━━━━━ RECORDS TO USE

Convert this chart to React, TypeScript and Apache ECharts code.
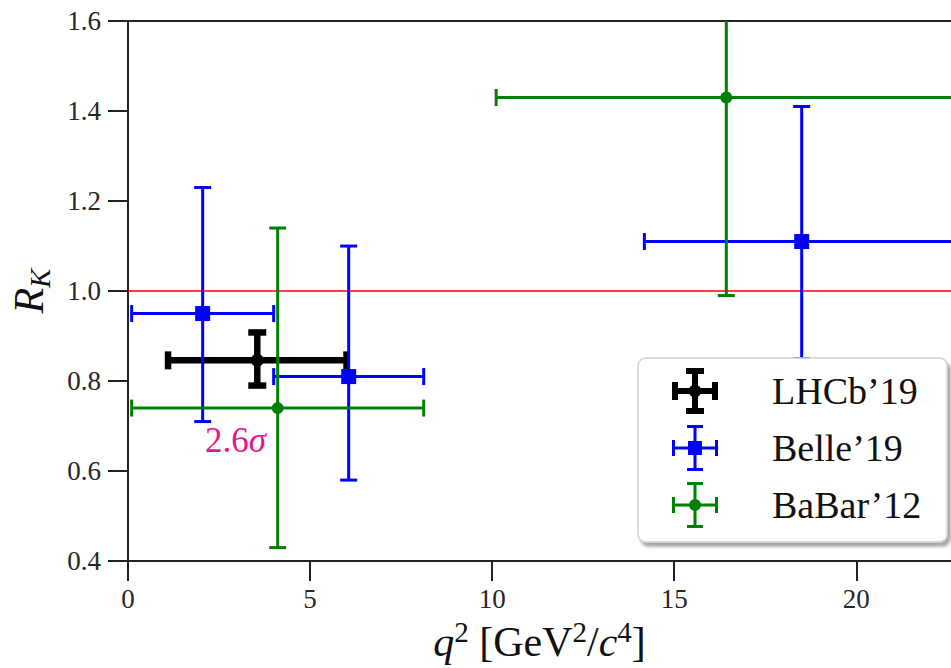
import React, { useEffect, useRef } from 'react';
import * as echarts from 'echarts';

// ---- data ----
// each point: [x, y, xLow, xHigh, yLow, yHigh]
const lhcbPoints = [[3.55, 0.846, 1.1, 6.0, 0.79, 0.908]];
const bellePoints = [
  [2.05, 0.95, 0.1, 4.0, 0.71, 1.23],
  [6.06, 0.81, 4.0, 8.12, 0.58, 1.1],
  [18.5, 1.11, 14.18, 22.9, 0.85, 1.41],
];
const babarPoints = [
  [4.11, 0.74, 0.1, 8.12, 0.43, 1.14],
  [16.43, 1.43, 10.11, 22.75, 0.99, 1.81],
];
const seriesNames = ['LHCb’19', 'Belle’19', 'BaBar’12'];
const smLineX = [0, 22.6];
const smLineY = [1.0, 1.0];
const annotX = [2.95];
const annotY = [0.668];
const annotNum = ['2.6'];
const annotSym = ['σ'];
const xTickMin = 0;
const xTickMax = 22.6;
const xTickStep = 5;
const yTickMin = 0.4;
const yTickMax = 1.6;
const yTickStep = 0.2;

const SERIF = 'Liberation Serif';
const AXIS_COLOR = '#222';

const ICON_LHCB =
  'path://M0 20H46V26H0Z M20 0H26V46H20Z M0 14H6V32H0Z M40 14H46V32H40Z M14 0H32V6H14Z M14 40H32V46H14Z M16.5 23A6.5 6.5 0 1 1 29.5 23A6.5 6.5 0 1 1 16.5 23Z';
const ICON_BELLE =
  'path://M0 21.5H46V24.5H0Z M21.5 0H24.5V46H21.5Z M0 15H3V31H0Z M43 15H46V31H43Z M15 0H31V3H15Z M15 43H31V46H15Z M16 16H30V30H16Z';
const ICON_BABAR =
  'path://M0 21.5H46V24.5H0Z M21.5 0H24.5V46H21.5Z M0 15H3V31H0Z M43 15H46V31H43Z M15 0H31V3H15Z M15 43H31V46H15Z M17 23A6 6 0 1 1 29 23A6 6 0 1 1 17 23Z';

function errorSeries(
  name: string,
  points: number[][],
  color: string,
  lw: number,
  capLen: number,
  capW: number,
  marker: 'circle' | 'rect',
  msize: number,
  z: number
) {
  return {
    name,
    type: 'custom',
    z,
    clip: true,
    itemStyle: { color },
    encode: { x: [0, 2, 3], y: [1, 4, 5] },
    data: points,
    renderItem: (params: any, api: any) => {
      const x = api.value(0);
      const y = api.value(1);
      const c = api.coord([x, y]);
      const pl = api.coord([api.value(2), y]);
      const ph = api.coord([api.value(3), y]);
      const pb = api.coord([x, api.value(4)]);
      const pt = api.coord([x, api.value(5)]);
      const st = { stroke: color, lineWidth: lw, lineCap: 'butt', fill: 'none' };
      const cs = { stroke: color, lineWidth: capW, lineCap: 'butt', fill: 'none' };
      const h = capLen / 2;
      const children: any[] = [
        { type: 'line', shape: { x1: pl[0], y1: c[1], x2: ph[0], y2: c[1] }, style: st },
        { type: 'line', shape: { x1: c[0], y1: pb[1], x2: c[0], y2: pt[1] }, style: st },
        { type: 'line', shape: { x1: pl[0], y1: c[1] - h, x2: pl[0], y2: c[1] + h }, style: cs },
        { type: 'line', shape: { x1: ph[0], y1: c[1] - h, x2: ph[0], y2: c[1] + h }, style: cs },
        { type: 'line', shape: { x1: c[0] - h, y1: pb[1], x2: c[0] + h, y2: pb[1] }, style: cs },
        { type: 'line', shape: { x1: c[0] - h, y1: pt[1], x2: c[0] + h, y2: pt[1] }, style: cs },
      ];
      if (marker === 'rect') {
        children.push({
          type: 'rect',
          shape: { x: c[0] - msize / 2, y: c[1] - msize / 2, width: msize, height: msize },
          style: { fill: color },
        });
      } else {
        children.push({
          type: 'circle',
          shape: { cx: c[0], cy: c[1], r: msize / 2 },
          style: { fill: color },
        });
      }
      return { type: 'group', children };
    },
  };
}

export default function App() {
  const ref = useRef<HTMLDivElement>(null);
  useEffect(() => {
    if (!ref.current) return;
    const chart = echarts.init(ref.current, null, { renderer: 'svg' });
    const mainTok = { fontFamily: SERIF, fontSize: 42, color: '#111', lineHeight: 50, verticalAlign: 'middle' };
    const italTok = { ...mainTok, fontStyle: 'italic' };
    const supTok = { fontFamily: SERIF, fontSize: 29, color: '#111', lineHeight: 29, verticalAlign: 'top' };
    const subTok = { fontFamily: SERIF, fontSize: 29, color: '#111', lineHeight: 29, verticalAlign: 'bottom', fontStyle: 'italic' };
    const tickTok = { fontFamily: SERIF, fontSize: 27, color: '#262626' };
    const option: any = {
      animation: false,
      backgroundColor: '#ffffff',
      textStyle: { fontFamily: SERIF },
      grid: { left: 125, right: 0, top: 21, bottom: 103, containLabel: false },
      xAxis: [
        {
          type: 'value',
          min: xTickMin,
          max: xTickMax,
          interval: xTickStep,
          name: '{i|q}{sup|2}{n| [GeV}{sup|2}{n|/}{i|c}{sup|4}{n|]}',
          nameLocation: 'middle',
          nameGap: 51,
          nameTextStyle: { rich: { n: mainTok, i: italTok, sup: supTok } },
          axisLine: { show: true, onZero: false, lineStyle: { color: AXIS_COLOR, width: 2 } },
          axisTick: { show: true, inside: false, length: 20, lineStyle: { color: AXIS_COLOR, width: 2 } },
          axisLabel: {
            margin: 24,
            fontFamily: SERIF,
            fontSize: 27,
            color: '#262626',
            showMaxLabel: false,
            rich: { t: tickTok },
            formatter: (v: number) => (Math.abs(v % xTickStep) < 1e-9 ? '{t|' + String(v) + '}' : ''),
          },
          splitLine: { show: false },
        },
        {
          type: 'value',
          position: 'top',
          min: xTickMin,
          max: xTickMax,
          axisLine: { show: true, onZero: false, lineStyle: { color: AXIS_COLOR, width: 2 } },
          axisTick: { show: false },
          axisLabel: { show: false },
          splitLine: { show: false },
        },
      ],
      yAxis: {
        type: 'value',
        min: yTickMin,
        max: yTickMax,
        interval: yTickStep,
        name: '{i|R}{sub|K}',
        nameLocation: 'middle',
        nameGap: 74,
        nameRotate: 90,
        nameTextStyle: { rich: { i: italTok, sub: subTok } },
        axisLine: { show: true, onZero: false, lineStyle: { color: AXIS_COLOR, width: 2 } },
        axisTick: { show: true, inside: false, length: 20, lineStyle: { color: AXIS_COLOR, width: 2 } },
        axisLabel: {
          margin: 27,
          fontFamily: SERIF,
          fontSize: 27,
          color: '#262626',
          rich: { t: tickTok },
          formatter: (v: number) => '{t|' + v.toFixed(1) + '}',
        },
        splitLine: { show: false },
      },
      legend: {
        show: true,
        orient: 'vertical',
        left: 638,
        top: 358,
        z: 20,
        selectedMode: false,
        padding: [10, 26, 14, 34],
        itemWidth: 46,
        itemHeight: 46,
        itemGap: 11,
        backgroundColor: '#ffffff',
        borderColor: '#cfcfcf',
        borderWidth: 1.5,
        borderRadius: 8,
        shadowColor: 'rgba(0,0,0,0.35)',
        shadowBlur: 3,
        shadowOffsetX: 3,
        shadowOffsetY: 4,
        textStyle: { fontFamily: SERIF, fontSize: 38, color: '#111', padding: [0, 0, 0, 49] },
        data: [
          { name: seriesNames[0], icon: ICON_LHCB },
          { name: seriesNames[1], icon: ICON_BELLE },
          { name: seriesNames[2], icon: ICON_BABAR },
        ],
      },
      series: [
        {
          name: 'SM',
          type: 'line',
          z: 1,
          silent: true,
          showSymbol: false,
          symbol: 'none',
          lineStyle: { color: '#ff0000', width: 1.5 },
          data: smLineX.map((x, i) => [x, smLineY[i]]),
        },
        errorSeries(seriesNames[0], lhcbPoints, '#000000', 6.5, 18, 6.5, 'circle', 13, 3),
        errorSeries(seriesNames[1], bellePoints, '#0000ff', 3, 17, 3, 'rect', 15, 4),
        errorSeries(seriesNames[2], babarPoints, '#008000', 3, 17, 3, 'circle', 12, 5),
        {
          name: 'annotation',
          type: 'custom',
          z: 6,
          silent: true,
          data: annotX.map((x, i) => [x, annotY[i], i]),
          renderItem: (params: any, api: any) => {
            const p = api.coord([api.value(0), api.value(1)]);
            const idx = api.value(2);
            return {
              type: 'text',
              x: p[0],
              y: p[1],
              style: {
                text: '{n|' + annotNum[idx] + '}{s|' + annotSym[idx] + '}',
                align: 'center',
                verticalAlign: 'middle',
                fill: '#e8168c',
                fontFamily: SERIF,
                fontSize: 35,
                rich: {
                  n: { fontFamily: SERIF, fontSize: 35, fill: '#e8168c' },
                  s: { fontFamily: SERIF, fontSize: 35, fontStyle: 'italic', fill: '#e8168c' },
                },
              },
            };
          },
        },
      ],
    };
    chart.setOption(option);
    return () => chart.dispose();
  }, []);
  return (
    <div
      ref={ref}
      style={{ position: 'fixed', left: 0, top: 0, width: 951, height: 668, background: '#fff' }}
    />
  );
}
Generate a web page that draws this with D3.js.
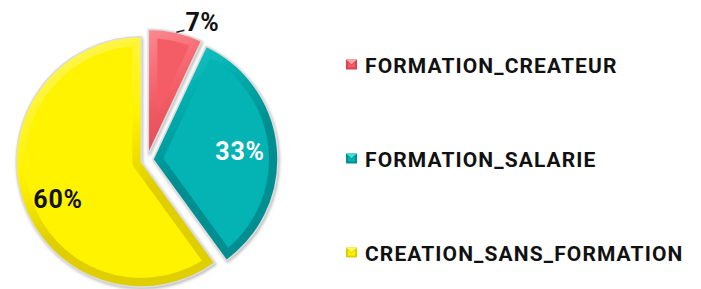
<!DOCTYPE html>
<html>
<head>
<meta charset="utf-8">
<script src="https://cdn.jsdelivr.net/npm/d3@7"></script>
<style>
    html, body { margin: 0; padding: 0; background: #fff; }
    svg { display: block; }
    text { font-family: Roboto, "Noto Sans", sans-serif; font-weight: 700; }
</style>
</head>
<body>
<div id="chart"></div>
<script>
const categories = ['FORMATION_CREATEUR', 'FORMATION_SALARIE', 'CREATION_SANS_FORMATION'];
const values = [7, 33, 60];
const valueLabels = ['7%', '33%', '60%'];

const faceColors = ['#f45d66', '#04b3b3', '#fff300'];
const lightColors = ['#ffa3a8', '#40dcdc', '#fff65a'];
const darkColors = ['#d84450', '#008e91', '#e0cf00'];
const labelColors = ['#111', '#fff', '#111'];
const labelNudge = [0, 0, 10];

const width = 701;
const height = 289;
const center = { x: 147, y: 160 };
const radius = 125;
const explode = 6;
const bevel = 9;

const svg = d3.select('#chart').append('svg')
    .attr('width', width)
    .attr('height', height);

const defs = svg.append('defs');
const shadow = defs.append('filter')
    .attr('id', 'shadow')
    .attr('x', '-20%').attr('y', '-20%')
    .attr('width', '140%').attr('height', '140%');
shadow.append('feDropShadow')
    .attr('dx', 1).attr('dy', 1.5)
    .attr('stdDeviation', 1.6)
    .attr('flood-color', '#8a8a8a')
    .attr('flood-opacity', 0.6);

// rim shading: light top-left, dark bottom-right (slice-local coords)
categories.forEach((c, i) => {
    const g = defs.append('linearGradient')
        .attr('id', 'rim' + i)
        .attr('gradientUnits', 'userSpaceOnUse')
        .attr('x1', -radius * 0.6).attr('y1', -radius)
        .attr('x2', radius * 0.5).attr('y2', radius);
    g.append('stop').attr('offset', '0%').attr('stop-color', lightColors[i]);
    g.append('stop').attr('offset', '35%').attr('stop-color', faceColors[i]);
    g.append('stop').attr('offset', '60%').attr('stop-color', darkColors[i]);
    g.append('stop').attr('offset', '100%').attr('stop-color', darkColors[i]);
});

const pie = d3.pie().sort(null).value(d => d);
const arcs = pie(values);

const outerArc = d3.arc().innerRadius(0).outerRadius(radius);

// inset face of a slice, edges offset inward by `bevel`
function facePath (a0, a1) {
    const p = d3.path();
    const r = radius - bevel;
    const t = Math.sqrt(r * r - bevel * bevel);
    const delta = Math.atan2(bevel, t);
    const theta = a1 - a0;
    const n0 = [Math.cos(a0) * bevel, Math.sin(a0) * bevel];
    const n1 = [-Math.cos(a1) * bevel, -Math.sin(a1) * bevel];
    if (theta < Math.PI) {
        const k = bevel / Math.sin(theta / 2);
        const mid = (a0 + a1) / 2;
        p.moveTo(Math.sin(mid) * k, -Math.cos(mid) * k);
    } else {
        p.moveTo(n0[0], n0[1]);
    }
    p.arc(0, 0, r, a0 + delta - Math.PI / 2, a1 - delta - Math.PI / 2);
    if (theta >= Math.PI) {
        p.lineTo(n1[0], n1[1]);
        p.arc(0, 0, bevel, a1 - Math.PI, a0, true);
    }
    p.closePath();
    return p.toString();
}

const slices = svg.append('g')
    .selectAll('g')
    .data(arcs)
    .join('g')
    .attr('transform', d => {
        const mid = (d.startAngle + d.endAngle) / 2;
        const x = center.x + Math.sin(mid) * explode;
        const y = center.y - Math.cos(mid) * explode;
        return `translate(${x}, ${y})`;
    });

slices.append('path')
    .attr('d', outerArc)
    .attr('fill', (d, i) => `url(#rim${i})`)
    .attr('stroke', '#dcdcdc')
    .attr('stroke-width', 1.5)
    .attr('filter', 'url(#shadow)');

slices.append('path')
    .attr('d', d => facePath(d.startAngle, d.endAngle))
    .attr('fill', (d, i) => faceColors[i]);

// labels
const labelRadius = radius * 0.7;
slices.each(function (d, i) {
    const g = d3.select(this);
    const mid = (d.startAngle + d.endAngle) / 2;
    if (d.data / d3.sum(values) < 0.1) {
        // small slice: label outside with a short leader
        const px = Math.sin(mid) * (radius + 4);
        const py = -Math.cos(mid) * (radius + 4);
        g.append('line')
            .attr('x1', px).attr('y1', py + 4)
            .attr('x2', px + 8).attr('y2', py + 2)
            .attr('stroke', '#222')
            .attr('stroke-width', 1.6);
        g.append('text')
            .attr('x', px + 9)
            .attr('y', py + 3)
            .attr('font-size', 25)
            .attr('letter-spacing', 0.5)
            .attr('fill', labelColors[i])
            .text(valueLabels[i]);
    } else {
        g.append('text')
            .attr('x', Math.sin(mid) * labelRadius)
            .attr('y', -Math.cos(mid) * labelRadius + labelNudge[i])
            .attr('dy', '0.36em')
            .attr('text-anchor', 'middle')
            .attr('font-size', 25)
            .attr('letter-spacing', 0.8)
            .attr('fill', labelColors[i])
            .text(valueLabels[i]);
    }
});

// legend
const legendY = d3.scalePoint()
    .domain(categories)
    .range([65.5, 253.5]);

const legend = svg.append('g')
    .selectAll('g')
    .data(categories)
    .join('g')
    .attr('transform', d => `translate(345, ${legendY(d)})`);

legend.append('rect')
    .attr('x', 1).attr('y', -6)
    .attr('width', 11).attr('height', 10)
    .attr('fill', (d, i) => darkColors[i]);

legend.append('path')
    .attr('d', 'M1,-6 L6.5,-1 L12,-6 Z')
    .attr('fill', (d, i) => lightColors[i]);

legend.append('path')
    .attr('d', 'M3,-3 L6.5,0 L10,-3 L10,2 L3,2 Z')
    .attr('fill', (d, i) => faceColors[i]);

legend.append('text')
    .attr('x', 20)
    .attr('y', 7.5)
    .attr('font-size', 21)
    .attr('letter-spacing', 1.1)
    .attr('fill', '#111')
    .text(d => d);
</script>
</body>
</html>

━━━━━━━━━━

Restate only the lines running from the start of the material above through the line containing "import * as echarts from 'echarts';", ends included. No pictures.

Convert this chart to React, TypeScript and Apache ECharts code.
import React, { useEffect, useRef } from 'react';
import * as echarts from 'echarts';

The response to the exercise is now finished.